*Challenge*:
Copy out every line exactly, passing over the pictures.

*Material*:

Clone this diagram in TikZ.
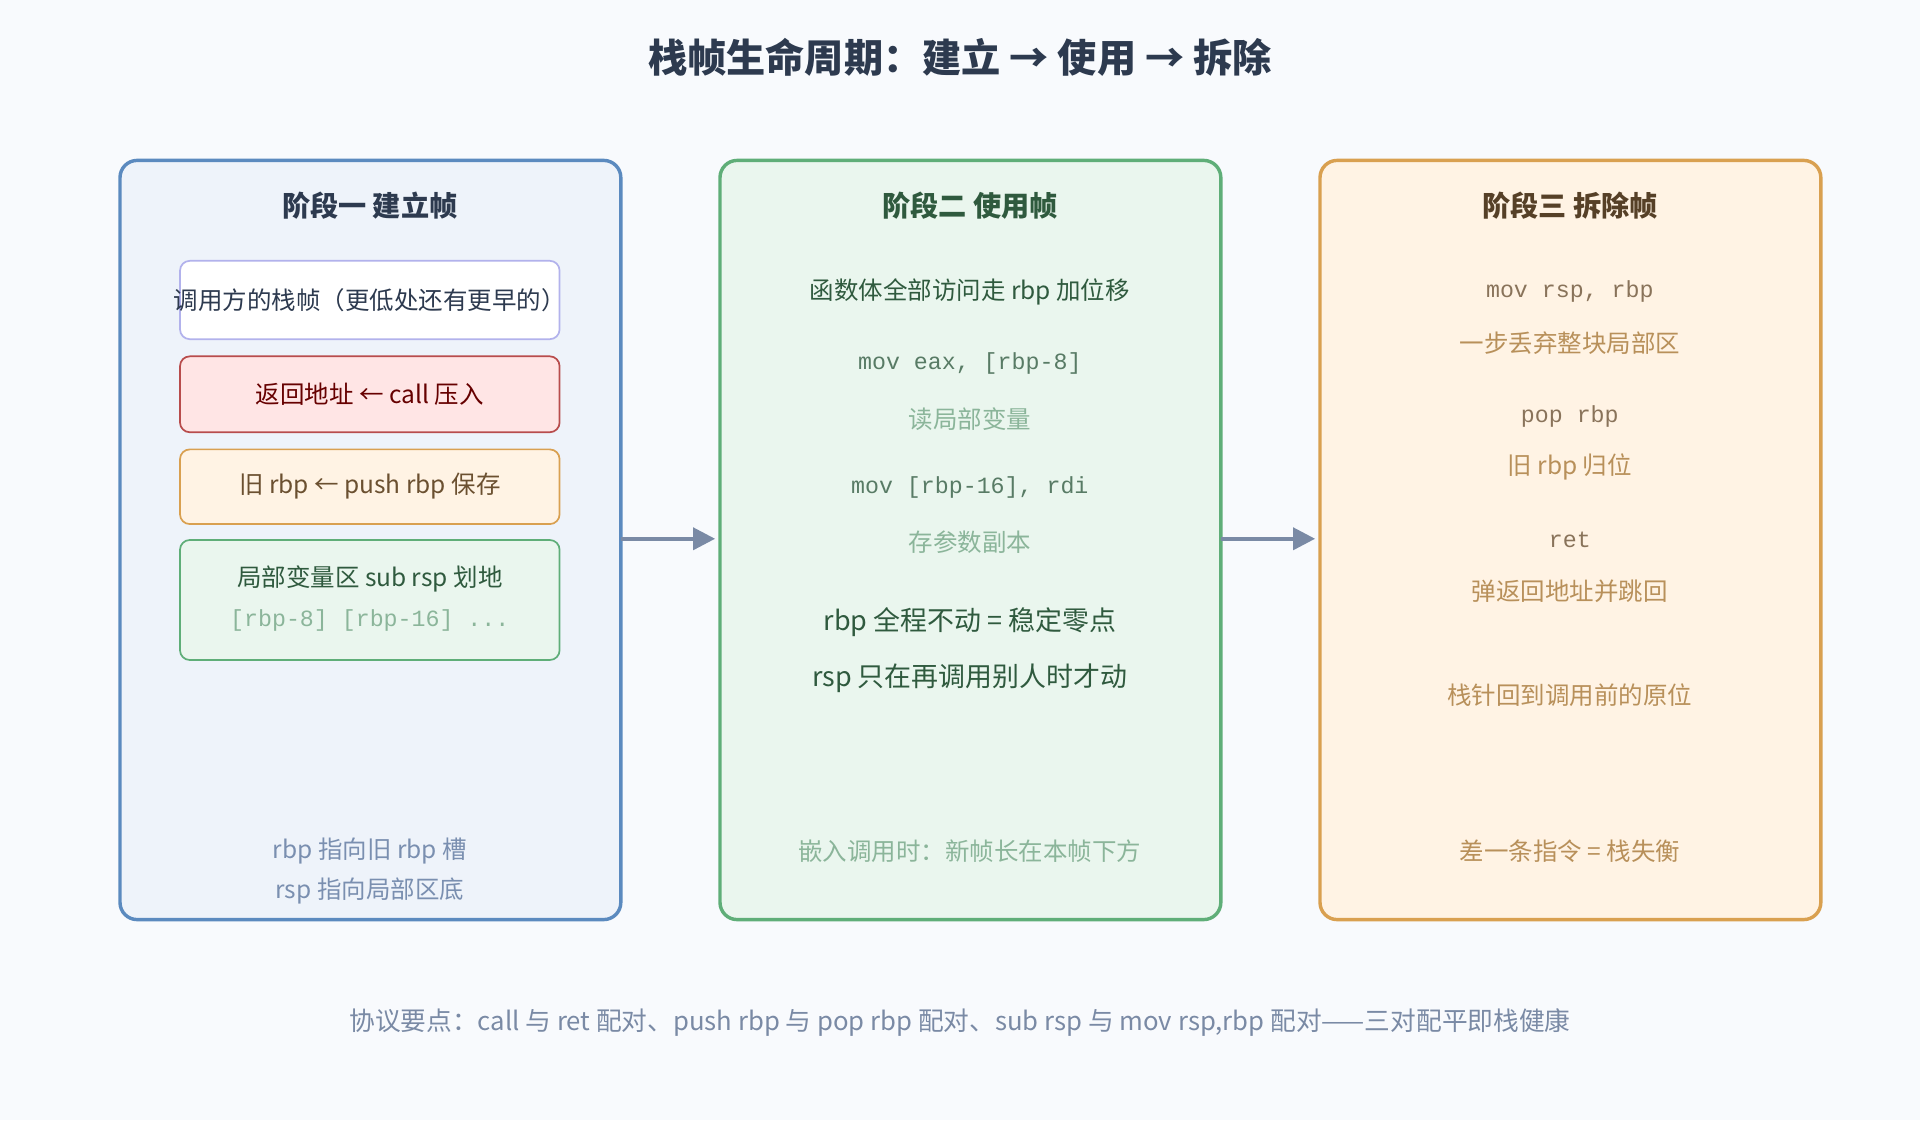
\documentclass[tikz,border=0pt]{standalone}
\usepackage{fontspec}
\setmainfont{Noto Sans CJK SC}
\setmonofont{Liberation Mono}
\usetikzlibrary{arrows.meta}
\definecolor{bg}{HTML}{F8FAFD}
\definecolor{titc}{HTML}{2D3A4F}
\definecolor{bA}{HTML}{5B8ABF}\definecolor{fA}{HTML}{EEF3FA}
\definecolor{bB}{HTML}{5FAE78}\definecolor{fB}{HTML}{EAF6EE}
\definecolor{bC}{HTML}{D9A050}\definecolor{fC}{HTML}{FFF3E4}
\definecolor{arr}{HTML}{7A8AA5}
\definecolor{dg}{HTML}{2F5A3E}\definecolor{lg}{HTML}{8BB59A}
\definecolor{db}{HTML}{6B5030}\definecolor{lb}{HTML}{B8905A}
\definecolor{gb}{HTML}{7A8FB0}
\begin{document}
\begin{tikzpicture}[x=0.5pt,y=-0.5pt,
 panel/.style={draw,line width=1.4pt,rounded corners=7pt},
 box/.style={draw,line width=0.7pt,rounded corners=4pt},
 t/.style={font=\fontsize{10}{12}\selectfont},
 m/.style={font=\ttfamily\fontsize{9.5}{12}\selectfont},
 h/.style={font=\bfseries\fontsize{11.5}{14}\selectfont},
 con/.style={draw=arr,line width=1.5pt,-{Triangle[length=9pt,width=9pt]}}]
\fill[bg] (0,0) rectangle (1568,915);
\node[font=\bfseries\fontsize{16}{19}\selectfont,text=titc] (title) at (784,47) {栈帧生命周期：建立 → 使用 → 拆除};
% panels
\draw[panel,draw=bA,fill=fA] (98,131) rectangle (507,751);
\draw[panel,draw=bB,fill=fB] (588,131) rectangle (997,751);
\draw[panel,draw=bC,fill=fC] (1078,131) rectangle (1487,751);
\coordinate (p1r) at (507,440); \coordinate (p2l) at (584,440);
\coordinate (p2r) at (997,440); \coordinate (p3l) at (1074,440);
\node[h,text=titc] (h1) at (302,168) {阶段一 建立帧};
\node[h,text=dg] (h2) at (792,168) {阶段二 使用帧};
\node[h,text=db!80!black] (h3) at (1282,168) {阶段三 拆除帧};
% panel 1 boxes
\draw[box,draw=black!25!blue!30,fill=white] (147,213) rectangle (457,277);
\node[t,text=titc] (b1) at (302,245) {调用方的栈帧（更低处还有更早的）};
\draw[box,draw=red!60!black!70,fill=red!10] (147,291) rectangle (457,353);
\node[t,text=red!40!black] (b2) at (302,322) {返回地址 ← call 压入};
\draw[box,draw=bC,fill=fC] (147,367) rectangle (457,428);
\node[t,text=db] (b3) at (302,397) {旧 rbp ← push rbp 保存};
\draw[box,draw=bB,fill=fB] (147,441) rectangle (457,539);
\node[t,text=dg] (b4) at (302,473) {局部变量区 sub rsp 划地};
\node[m,text=lg] (b4b) at (302,507) {[rbp-8] [rbp-16] ...};
\node[t,text=gb] (f1a) at (302,695) {rbp 指向旧 rbp 槽};
\node[t,text=gb] (f1b) at (302,728) {rsp 指向局部区底};
% panel 2
\node[t,text=dg] (c1) at (792,238) {函数体全部访问走 rbp 加位移};
\node[m,text=dg!80] (c2) at (792,297) {mov eax, [rbp-8]};
\node[t,text=lg] (c3) at (792,342) {读局部变量};
\node[m,text=dg!80] (c4) at (792,398) {mov [rbp-16], rdi};
\node[t,text=lg] (c5) at (792,443) {存参数副本};
\node[t,text=dg,font=\fontsize{11}{13}\selectfont] (c6) at (792,508) {rbp 全程不动 = 稳定零点};
\node[t,text=dg,font=\fontsize{11}{13}\selectfont] (c7) at (792,554) {rsp 只在再调用别人时才动};
\node[t,text=lg] (c8) at (792,695) {嵌入调用时：新帧长在本帧下方};
% panel 3
\node[m,text=db!80] (d1) at (1282,238) {mov rsp, rbp};
\node[t,text=lb] (d2) at (1282,280) {一步丢弃整块局部区};
\node[m,text=db!80] (d3) at (1282,340) {pop rbp};
\node[t,text=lb] (d4) at (1282,381) {旧 rbp 归位};
\node[m,text=db!80] (d5) at (1282,441) {ret};
\node[t,text=lb] (d6) at (1282,483) {弹返回地址并跳回};
\node[t,text=lb] (d7) at (1282,568) {栈针回到调用前的原位};
\node[t,text=lb] (d8) at (1282,695) {差一条指令 = 栈失衡};
% arrows
\draw[con] (p1r) -- (p2l);
\draw[con] (p2r) -- (p3l);
\node[t,text=arr,font=\fontsize{10.5}{12}\selectfont] (foot) at (784,835) {协议要点：call 与 ret 配对、push rbp 与 pop rbp 配对、sub rsp 与 mov rsp,rbp 配对——三对配平即栈健康};
\end{tikzpicture}
\end{document}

*Reply to the exercise*:
Clone this diagram in TikZ.
\documentclass[tikz,border=0pt]{standalone}
\usepackage{fontspec}
\setmainfont{Noto Sans CJK SC}
\setmonofont{Liberation Mono}
\usetikzlibrary{arrows.meta}
\definecolor{bg}{HTML}{F8FAFD}
\definecolor{titc}{HTML}{2D3A4F}
\definecolor{bA}{HTML}{5B8ABF}\definecolor{fA}{HTML}{EEF3FA}
\definecolor{bB}{HTML}{5FAE78}\definecolor{fB}{HTML}{EAF6EE}
\definecolor{bC}{HTML}{D9A050}\definecolor{fC}{HTML}{FFF3E4}
\definecolor{arr}{HTML}{7A8AA5}
\definecolor{dg}{HTML}{2F5A3E}\definecolor{lg}{HTML}{8BB59A}
\definecolor{db}{HTML}{6B5030}\definecolor{lb}{HTML}{B8905A}
\definecolor{gb}{HTML}{7A8FB0}
\begin{document}
\begin{tikzpicture}[x=0.5pt,y=-0.5pt,
 panel/.style={draw,line width=1.4pt,rounded corners=7pt},
 box/.style={draw,line width=0.7pt,rounded corners=4pt},
 t/.style={font=\fontsize{10}{12}\selectfont},
 m/.style={font=\ttfamily\fontsize{9.5}{12}\selectfont},
 h/.style={font=\bfseries\fontsize{11.5}{14}\selectfont},
 con/.style={draw=arr,line width=1.5pt,-{Triangle[length=9pt,width=9pt]}}]
\fill[bg] (0,0) rectangle (1568,915);
\node[font=\bfseries\fontsize{16}{19}\selectfont,text=titc] (title) at (784,47) {栈帧生命周期：建立 → 使用 → 拆除};
% panels
\draw[panel,draw=bA,fill=fA] (98,131) rectangle (507,751);
\draw[panel,draw=bB,fill=fB] (588,131) rectangle (997,751);
\draw[panel,draw=bC,fill=fC] (1078,131) rectangle (1487,751);
\coordinate (p1r) at (507,440); \coordinate (p2l) at (584,440);
\coordinate (p2r) at (997,440); \coordinate (p3l) at (1074,440);
\node[h,text=titc] (h1) at (302,168) {阶段一 建立帧};
\node[h,text=dg] (h2) at (792,168) {阶段二 使用帧};
\node[h,text=db!80!black] (h3) at (1282,168) {阶段三 拆除帧};
% panel 1 boxes
\draw[box,draw=black!25!blue!30,fill=white] (147,213) rectangle (457,277);
\node[t,text=titc] (b1) at (302,245) {调用方的栈帧（更低处还有更早的）};
\draw[box,draw=red!60!black!70,fill=red!10] (147,291) rectangle (457,353);
\node[t,text=red!40!black] (b2) at (302,322) {返回地址 ← call 压入};
\draw[box,draw=bC,fill=fC] (147,367) rectangle (457,428);
\node[t,text=db] (b3) at (302,397) {旧 rbp ← push rbp 保存};
\draw[box,draw=bB,fill=fB] (147,441) rectangle (457,539);
\node[t,text=dg] (b4) at (302,473) {局部变量区 sub rsp 划地};
\node[m,text=lg] (b4b) at (302,507) {[rbp-8] [rbp-16] ...};
\node[t,text=gb] (f1a) at (302,695) {rbp 指向旧 rbp 槽};
\node[t,text=gb] (f1b) at (302,728) {rsp 指向局部区底};
% panel 2
\node[t,text=dg] (c1) at (792,238) {函数体全部访问走 rbp 加位移};
\node[m,text=dg!80] (c2) at (792,297) {mov eax, [rbp-8]};
\node[t,text=lg] (c3) at (792,342) {读局部变量};
\node[m,text=dg!80] (c4) at (792,398) {mov [rbp-16], rdi};
\node[t,text=lg] (c5) at (792,443) {存参数副本};
\node[t,text=dg,font=\fontsize{11}{13}\selectfont] (c6) at (792,508) {rbp 全程不动 = 稳定零点};
\node[t,text=dg,font=\fontsize{11}{13}\selectfont] (c7) at (792,554) {rsp 只在再调用别人时才动};
\node[t,text=lg] (c8) at (792,695) {嵌入调用时：新帧长在本帧下方};
% panel 3
\node[m,text=db!80] (d1) at (1282,238) {mov rsp, rbp};
\node[t,text=lb] (d2) at (1282,280) {一步丢弃整块局部区};
\node[m,text=db!80] (d3) at (1282,340) {pop rbp};
\node[t,text=lb] (d4) at (1282,381) {旧 rbp 归位};
\node[m,text=db!80] (d5) at (1282,441) {ret};
\node[t,text=lb] (d6) at (1282,483) {弹返回地址并跳回};
\node[t,text=lb] (d7) at (1282,568) {栈针回到调用前的原位};
\node[t,text=lb] (d8) at (1282,695) {差一条指令 = 栈失衡};
% arrows
\draw[con] (p1r) -- (p2l);
\draw[con] (p2r) -- (p3l);
\node[t,text=arr,font=\fontsize{10.5}{12}\selectfont] (foot) at (784,835) {协议要点：call 与 ret 配对、push rbp 与 pop rbp 配对、sub rsp 与 mov rsp,rbp 配对——三对配平即栈健康};
\end{tikzpicture}
\end{document}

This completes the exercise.